FDIC Responds to PJM’s Freedom of Information Act Request
We asked if the Federal Deposit Insurance Corporation kept a list of politically connected banks, and if they gave them special consideration as per the OneUnited matter.
October 8, 2010 - 6:28 am
Late last month, PJM reported that Rep. Darrell Issa (R-CA) — ranking member of the House Committee on Oversight and Government Reform — had begun an investigation into allegations the Federal Deposit Insurance Corporation (FDIC) gave preferential treatment to banks with political connections.
Allegations which, at the time, FDIC flatly denied.
That request asked for:
[Documents] pertaining to all internal reports, memos, listings and communications concerning the identification of banks that might cause press or public relations problems.
This includes all documents in which FDIC personnel identified conflicts of interests between elected or appointed federal officials with bank ownership or management.
FDIC has since replied to PJM in record time.
In the two-page response, the FDIC does not claim they do not maintain such a list or engage in the practice of flagging banks which have important contacts. Instead, they essentially say they do not have to provide such information to PJM because the request was simply too broad:
The FOIA requires that each request reasonably describe the information sought and that it comply with an agency’s published rules, including those pertaining to fees. … A request for identifiable records shall reasonably describe the records in a way that enables the FDIC’s staff to identify and produce the records with reasonable effort without unduly burdening or significantly interfering with any of the FDIC’s operations.
In other words: “If we can find a legitimate excuse to say this would ‘unduly burden’ employees or ‘interfere with operations,’ we can tell you no.”
FDIC also says our request didn’t properly explain what documents we were looking for:
A request for a “documents pertaining to all internal reports, memos, listings and communications concerning the identification of banks that might cause press or public relations problems … [including] all documents or electronic communication in which FDIC personnel identified conflicts of interests between elected or appointed federal officials with bank ownership or management[,]” does not reasonably describe the information requested, and is not in compliance with the FOIA and the FDIC’s FOIA regulations.
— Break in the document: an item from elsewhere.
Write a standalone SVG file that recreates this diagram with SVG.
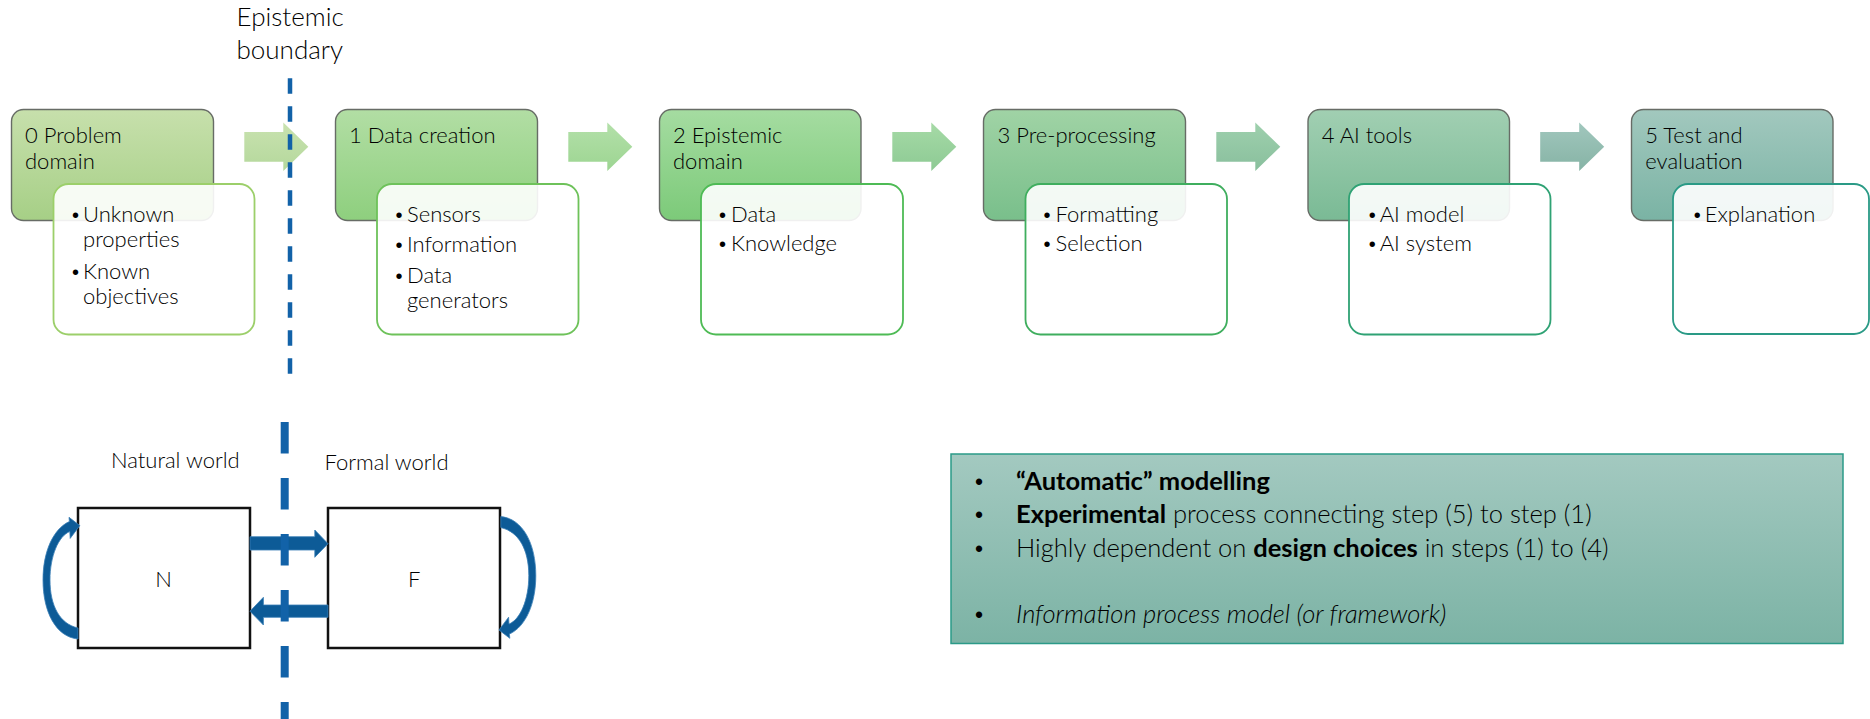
<svg xmlns="http://www.w3.org/2000/svg" width="1870" height="719" viewBox="0 0 1870 719">
  <style>
    .t { font-family: Lato, 'Liberation Sans', 'DejaVu Sans', sans-serif; font-weight: 300; fill: #000000; }
    .title { font-size: 22px; }
    .item { font-size: 22px; }
    .lbl { font-size: 22px; }
    .big { font-size: 26px; }
    .note { font-size: 25.5px; }
    .b { font-weight: bold; }
    .i { font-style: italic; }
    .bul { font-family: 'Liberation Sans', sans-serif; font-weight: normal; font-size: 20px; fill: #000000; }
    .dot { font-family: 'Liberation Sans', sans-serif; font-weight: normal; font-size: 23px; fill: #000000; }
    .step { stroke: #676c66; stroke-width: 1.4; }
    .sub { fill: #ffffff; fill-opacity: 0.9; stroke-width: 1.8; }
    .frame { fill: #ffffff; stroke: #111111; stroke-width: 2.5; }
    .blue { fill: #0d5b97; stroke: #3a7fb6; stroke-width: 0.8; }
    .bound1 { stroke: #1262a8; stroke-width: 4.5; stroke-dasharray: 15.5 12.5; fill: none; }
    .bound2 { stroke: #1262a8; stroke-width: 8; stroke-dasharray: 31.5 24.5; fill: none; }
  </style>
  <defs>
    <linearGradient id="g0" x1="0" y1="0" x2="0" y2="1"><stop offset="0" stop-color="#c7e0ac"/><stop offset="1" stop-color="#a6cf86"/></linearGradient>
    <linearGradient id="g1" x1="0" y1="0" x2="0" y2="1"><stop offset="0" stop-color="#b2dea4"/><stop offset="1" stop-color="#8ecf7e"/></linearGradient>
    <linearGradient id="g2" x1="0" y1="0" x2="0" y2="1"><stop offset="0" stop-color="#a5dca1"/><stop offset="1" stop-color="#7cca79"/></linearGradient>
    <linearGradient id="g3" x1="0" y1="0" x2="0" y2="1"><stop offset="0" stop-color="#a0d3a5"/><stop offset="1" stop-color="#79bf8b"/></linearGradient>
    <linearGradient id="g4" x1="0" y1="0" x2="0" y2="1"><stop offset="0" stop-color="#a1cfb2"/><stop offset="1" stop-color="#7aba95"/></linearGradient>
    <linearGradient id="g5" x1="0" y1="0" x2="0" y2="1"><stop offset="0" stop-color="#a2c8be"/><stop offset="1" stop-color="#7ab3a4"/></linearGradient>
    <linearGradient id="a0" x1="0" y1="0" x2="0" y2="1"><stop offset="0" stop-color="#c9e2af"/><stop offset="1" stop-color="#b4d89c"/></linearGradient>
    <linearGradient id="a1" x1="0" y1="0" x2="0" y2="1"><stop offset="0" stop-color="#b3e0a9"/><stop offset="1" stop-color="#9dd592"/></linearGradient>
    <linearGradient id="a2" x1="0" y1="0" x2="0" y2="1"><stop offset="0" stop-color="#a6daa6"/><stop offset="1" stop-color="#8dca94"/></linearGradient>
    <linearGradient id="a3" x1="0" y1="0" x2="0" y2="1"><stop offset="0" stop-color="#9ed0ad"/><stop offset="1" stop-color="#89bf9d"/></linearGradient>
    <linearGradient id="a4" x1="0" y1="0" x2="0" y2="1"><stop offset="0" stop-color="#a1c7bd"/><stop offset="1" stop-color="#86b3a5"/></linearGradient>
    <linearGradient id="gnote" x1="0" y1="0" x2="0" y2="1"><stop offset="0" stop-color="#a3c9c0"/><stop offset="1" stop-color="#7cb3a5"/></linearGradient>
    <!-- block arrow pointing right, shaft starts at x=0, centred on y=0 -->
    <path id="blk" d="M0,-14.7 H39 V-24.2 L64,0 L39,24.3 V15 H0 Z"/>
    <!-- curved return arrow bulging to the left, tail at the bottom, head at the top -->
    <path id="curl" d="M78,639 C56,637 43,612 43,580 C43,552 53,529 69.4,521.5 L69,517.3 L79.8,525.6 L70.2,538.4 L69.8,531.5 C58.5,536 50,556 50,580 C50,606 60,624 78,628 Z"/>
  </defs>

  <!-- labels -->
  <text class="t big" x="236.5" y="26">Epistemic</text>
  <text class="t big" x="236.5" y="59">boundary</text>
  <text class="t lbl" x="111" y="467.5">Natural world</text>
  <text class="t lbl" x="324.5" y="469.5">Formal world</text>

  <!-- pipeline steps -->
  <g id="step0">
    <rect class="step" x="11.5" y="109.5" width="202" height="111" rx="12" fill="url(#g0)"/>
    <text class="t title" x="25" y="143.3">0 Problem</text>
    <text class="t title" x="25" y="169.3">domain</text>
    <rect class="sub" x="53.5" y="184" width="201" height="150.5" rx="15" stroke="#9ccf6a"/>
    <text class="bul" x="72" y="221.7">•</text>
    <text class="t item" x="83" y="221.7">Unknown</text>
    <text class="t item" x="83" y="246.7">properties</text>
    <text class="bul" x="72" y="279">•</text>
    <text class="t item" x="83" y="279">Known</text>
    <text class="t item" x="83" y="304">objectives</text>
  </g>
  <g id="step1">
    <rect class="step" x="335.5" y="109.5" width="202" height="111" rx="12" fill="url(#g1)"/>
    <text class="t title" x="349" y="143.3">1 Data creation</text>
    <rect class="sub" x="377" y="184" width="201.5" height="150.5" rx="15" stroke="#6ec25a"/>
    <text class="bul" x="395.6" y="221.7">•</text>
    <text class="t item" x="407" y="221.7">Sensors</text>
    <text class="bul" x="395.6" y="251.7">•</text>
    <text class="t item" x="407" y="251.7">Information</text>
    <text class="bul" x="395.6" y="282.5">•</text>
    <text class="t item" x="407" y="282.5">Data</text>
    <text class="t item" x="407" y="308">generators</text>
  </g>
  <g id="step2">
    <rect class="step" x="659.5" y="109.5" width="201.5" height="111" rx="12" fill="url(#g2)"/>
    <text class="t title" x="673" y="143.3">2 Epistemic</text>
    <text class="t title" x="673" y="169.3">domain</text>
    <rect class="sub" x="701" y="184" width="202" height="150.5" rx="15" stroke="#4ebb55"/>
    <text class="bul" x="719" y="221.7">•</text>
    <text class="t item" x="731" y="221.7">Data</text>
    <text class="bul" x="719" y="251">•</text>
    <text class="t item" x="731" y="251">Knowledge</text>
  </g>
  <g id="step3">
    <rect class="step" x="983.5" y="109.5" width="202" height="111" rx="12" fill="url(#g3)"/>
    <text class="t title" x="997.5" y="143.3">3 Pre-processing</text>
    <rect class="sub" x="1025.5" y="184" width="201.5" height="150.5" rx="15" stroke="#3fae5e"/>
    <text class="bul" x="1043.5" y="221.7">•</text>
    <text class="t item" x="1055.5" y="221.7">Formatting</text>
    <text class="bul" x="1043.5" y="251">•</text>
    <text class="t item" x="1055.5" y="251">Selection</text>
  </g>
  <g id="step4">
    <rect class="step" x="1308" y="109.5" width="201.5" height="111" rx="12" fill="url(#g4)"/>
    <text class="t title" x="1321.7" y="143.3">4 AI tools</text>
    <rect class="sub" x="1349" y="184" width="201.5" height="150.5" rx="15" stroke="#2fa274"/>
    <text class="bul" x="1368.8" y="221.7">•</text>
    <text class="t item" x="1379.7" y="221.7">AI model</text>
    <text class="bul" x="1368.8" y="251">•</text>
    <text class="t item" x="1379.7" y="251">AI system</text>
  </g>
  <g id="step5">
    <rect class="step" x="1631.5" y="109.5" width="201.5" height="111" rx="12" fill="url(#g5)"/>
    <text class="t title" x="1645.3" y="143.3">5 Test and</text>
    <text class="t title" x="1645.3" y="169.3">evaluation</text>
    <rect class="sub" x="1673" y="184" width="196" height="150" rx="15" stroke="#2a9a86"/>
    <text class="bul" x="1693.8" y="221.7">•</text>
    <text class="t item" x="1704.7" y="221.7">Explanation</text>
  </g>

  <!-- natural / formal world -->
  <g id="natural">
    <rect class="frame" x="78" y="508" width="172" height="140"/>
    <text class="t lbl" x="163.5" y="586.7" text-anchor="middle" font-size="23.5">N</text>
  </g>
  <g id="formal">
    <rect class="frame" x="328" y="508" width="172" height="140"/>
    <text class="t lbl" x="414.3" y="586.7" text-anchor="middle" font-size="23.5">F</text>
  </g>

  <!-- summary note -->
  <g id="note">
    <rect x="951" y="454" width="892" height="189.5" fill="url(#gnote)" stroke="#2b9a88" stroke-width="1.5"/>
    <text class="dot" x="975" y="490">•</text>
    <text class="t note b" x="1016" y="490">“Automatic” modelling</text>
    <text class="dot" x="975" y="523.3">•</text>
    <text class="t note" x="1016" y="523.3"><tspan class="b">Experimental</tspan> process connecting step (5) to step (1)</text>
    <text class="dot" x="975" y="556.7">•</text>
    <text class="t note" x="1016" y="556.7">Highly dependent on <tspan class="b">design choices</tspan> in steps (1) to (4)</text>
    <text class="dot" x="975" y="622.7">•</text>
    <text class="t note i" x="1016" y="622.7">Information process model (or framework)</text>
  </g>

  <!-- connectors -->
  <g id="connectors">
    <use href="#blk" x="244.3" y="146.7" fill="url(#a0)"/>
    <use href="#blk" x="568.3" y="146.7" fill="url(#a1)"/>
    <use href="#blk" x="892.3" y="146.7" fill="url(#a2)"/>
    <use href="#blk" x="1216.3" y="146.7" fill="url(#a3)"/>
    <use href="#blk" x="1540.2" y="146.7" fill="url(#a4)"/>
    <path class="blue" d="M250,536.7 H314.8 V530 L328,543.7 L314.8,557.3 V550 H250 Z"/>
    <path class="blue" d="M328,605 H263.4 V597.3 L250,611.2 L263.4,625 V617.3 H328 Z"/>
    <use href="#curl" class="blue"/>
    <use href="#curl" class="blue" transform="rotate(180 289.4 577.8)"/>
  </g>

  <!-- epistemic boundary -->
  <g id="boundary">
    <line class="bound1" x1="290" y1="78.3" x2="290" y2="374"/>
    <line class="bound2" x1="284.7" y1="422" x2="284.7" y2="740"/>
  </g>
</svg>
They also claimed we did not give them a proper time frame for the search, but rather were asking for information going all the way back to 1933, when the FDIC was created:
Your request is not limited to records created or obtained by the FDIC during any recent or otherwise reasonable period of time, but instead seeks all otherwise responsive records without regard to when created or obtained by the FDIC. The FDIC was created in 1933. The potential scope of your request is enormous, and covers records created during a period of more than seventy-five years. Given its potential scope, we would need to perform searches of all active and retired files that reasonably might be expected to possess whatever information you wish to obtain, and perform records searches of each and every desktop computer, laptop computer, PDA, and other storage device, whether in paper, electronic or other format, and whether located at the FDIC’s headquarters or at any FDIC regional or field office, on or off-site. A records search of this magnitude would impose an unreasonable administrative burden on the FDIC. The FOIA does not provide for an agency to assume that burden.
This is, I suppose, true enough. We did not specify the last four years, for instance. However, any reasonable person, understanding what the story was about and who was involved would be quite aware we were not asking for records from the last 75 years, but about the last four. This is, again, simply a way to avoid answering the core questions: Did or does the FDIC maintain a list of banks with prominent contacts whose failures might cause press and/or congressional problems for the FDIC? Moreover, does the FDIC provide special treatment to such banks?
In the case of OneUnited, Maxine Waters and the ubiquitous Mr. Barney Frank, who adjusted the law so OneUnited could get a bailout they would not otherwise have, the answer appears to be yes.
If this is an isolated case, then FDIC has a problem. If this is not just an isolated case, and this was a policy decision, then the country has a problem, and a thorough house cleaning needs to occur at one of the most powerful agencies in the nation.